Converting semi-structured schemas to relational schemas with AWS Glue - AWS Glue

Converting semi-structured schemas to relational schemas with AWS Glue

It's common to want to convert semi-structured data into relational tables. Conceptually, you are flattening a hierarchical schema to a relational schema. AWS Glue can perform this conversion for you on-the-fly.

Semi-structured data typically contains mark-up to identify entities within the data. It can have nested data structures with no fixed schema. For more information about semi-structured data, see Semi-structured data in Wikipedia.

Relational data is represented by tables that consist of rows and columns. Relationships between tables can be represented by a primary key (PK) to foreign key (FK) relationship. For more information, see Relational database in Wikipedia.

AWS Glue uses crawlers to infer schemas for semi-structured data. It then transforms the data to a relational schema using an ETL (extract, transform, and load) job.

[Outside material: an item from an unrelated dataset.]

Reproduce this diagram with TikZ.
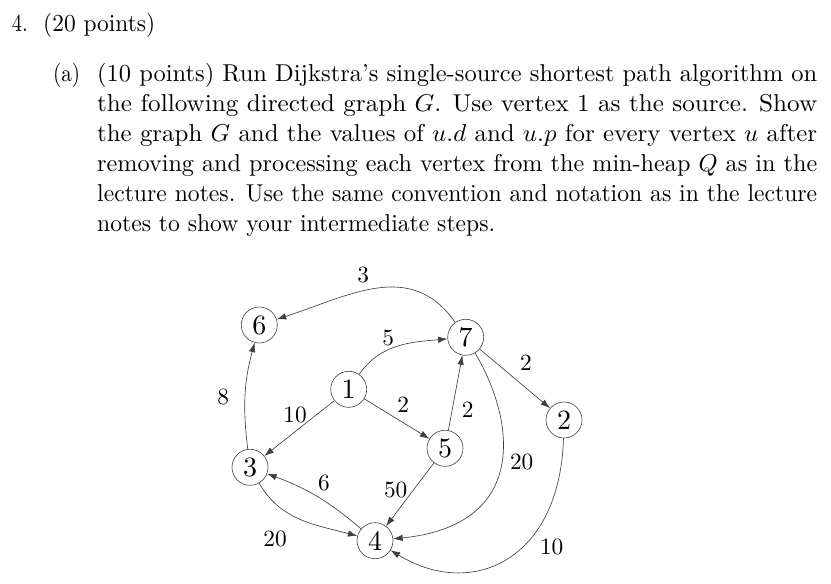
\documentclass[tikz,border=0pt]{standalone}
\usepackage{graphicx}
\usetikzlibrary{arrows.meta}
\newcommand{\tline}[2]{\scalebox{2.44}{\resizebox{#1}{\height}{#2}}}
\newcommand{\vnum}[1]{\scalebox{2.8}{#1}}
\newcommand{\enum}[1]{\scalebox{2.33}{#1}}
\begin{document}
\begin{tikzpicture}[x=1pt,y=-1pt,
  txt/.style={anchor=base west,inner sep=0pt,font=\fontsize{10}{12}\selectfont},
  vtx/.style={circle,draw=black!75,line width=0.6pt,minimum size=36pt,inner sep=0pt,font=\fontsize{10}{12}\selectfont},
  lbl/.style={inner sep=0pt,font=\fontsize{10}{12}\selectfont},
  edge/.style={draw=black!75,line width=0.65pt,-{Latex[length=9.5pt,width=6.5pt]}}]
\useasboundingbox (0,0) rectangle (831,584);
% text
\node[txt] (t0) at (11.7,31.7) {\tline{6.56pt}{4.}};
\node[txt] (t1) at (43,31.7) {\tline{45.9pt}{(20 points)}};
\node[txt] (ta) at (53,81.7) {\tline{11.07pt}{(a)}};
\node[txt] (l1) at (97,81.7) {\tline{295.1pt}{(10 points) Run Dijkstra's single-source shortest path algorithm on}};
\node[txt] (l2) at (97,111.7) {\tline{295.1pt}{the following directed graph $G$. Use vertex 1 as the source. Show}};
\node[txt] (l3) at (97,141.7) {\tline{295.1pt}{the graph $G$ and the values of $u.d$ and $u.p$ for every vertex $u$ after}};
\node[txt] (l4) at (97,171.7) {\tline{295.1pt}{removing and processing each vertex from the min-heap $Q$ as in the}};
\node[txt] (l5) at (97,201.7) {\tline{295.1pt}{lecture notes. Use the same convention and notation as in the lecture}};
\node[txt] (l6) at (97,231.7) {\tline{163.1pt}{notes to show your intermediate steps.}};
% vertices
\node[vtx] (v6) at (259.3,325) {\vnum{6}};
\node[vtx] (v7) at (465.7,337.3) {\vnum{7}};
\node[vtx] (v1) at (348.7,389.3) {\vnum{1}};
\node[vtx] (v2) at (564,420) {\vnum{2}};
\node[vtx] (v5) at (445,448.3) {\vnum{5}};
\node[vtx] (v3) at (250,467.3) {\vnum{3}};
\node[vtx] (v4) at (375,540.7) {\vnum{4}};
% edges
\draw[edge] (v7) to[out=125,in=18,looseness=1.1] (v6);
\draw[edge] (v1) to[out=55,in=185] (v7);
\draw[edge] (v7) -- (v2);
\draw[edge] (v1) -- (v3);
\draw[edge] (v1) -- (v5);
\draw[edge] (v5) -- (v7);
\draw[edge] (v3) to[out=97,in=255] (v6);
\draw[edge] (v4) to[bend right=10] (v3);
\draw[edge] (v5) -- (v4);
\draw[edge] (v7) .. controls (515,420) and (530,525) .. (v4);
\draw[edge] (v3) to[out=-60,in=165] (v4);
\draw[edge] (v2) .. controls (560,560) and (472,600) .. (v4);
% labels
\node[lbl] (e76) at (363.3,275) {\enum{3}};
\node[lbl] (e17) at (388.3,338.3) {\enum{5}};
\node[lbl] (e72) at (526,362.7) {\enum{2}};
\node[lbl] (e13) at (295,415) {\enum{10}};
\node[lbl] (e15) at (403.3,405) {\enum{2}};
\node[lbl] (e57) at (467.7,410) {\enum{2}};
\node[lbl] (e36) at (223.3,397) {\enum{8}};
\node[lbl] (e43) at (324,483) {\enum{6}};
\node[lbl] (e54) at (395.7,490) {\enum{50}};
\node[lbl] (e74) at (521.7,461.7) {\enum{20}};
\node[lbl] (e34) at (275,539.3) {\enum{20}};
\node[lbl] (e24) at (551.7,546.7) {\enum{10}};
\end{tikzpicture}
\end{document}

For example, you might want to parse JSON data from Amazon Simple Storage Service (Amazon S3) source files to Amazon Relational Database Service (Amazon RDS) tables. Understanding how AWS Glue handles the differences between schemas can help you understand the transformation process.

This diagram shows how AWS Glue transforms a semi-structured schema to a relational schema.

Flow showing conversion from semi-structured to relational schema.

The diagram illustrates the following:

  • Single value A converts directly to a relational column.

  • The pair of values, B1 and B2, convert to two relational columns.

  • Structure C, with children X and Y, converts to two relational columns.

  • Array D[] converts to a relational column with a foreign key (FK) that points to another relational table. Along with a primary key (PK), the second relational table has columns that contain the offset and value of the items in the array.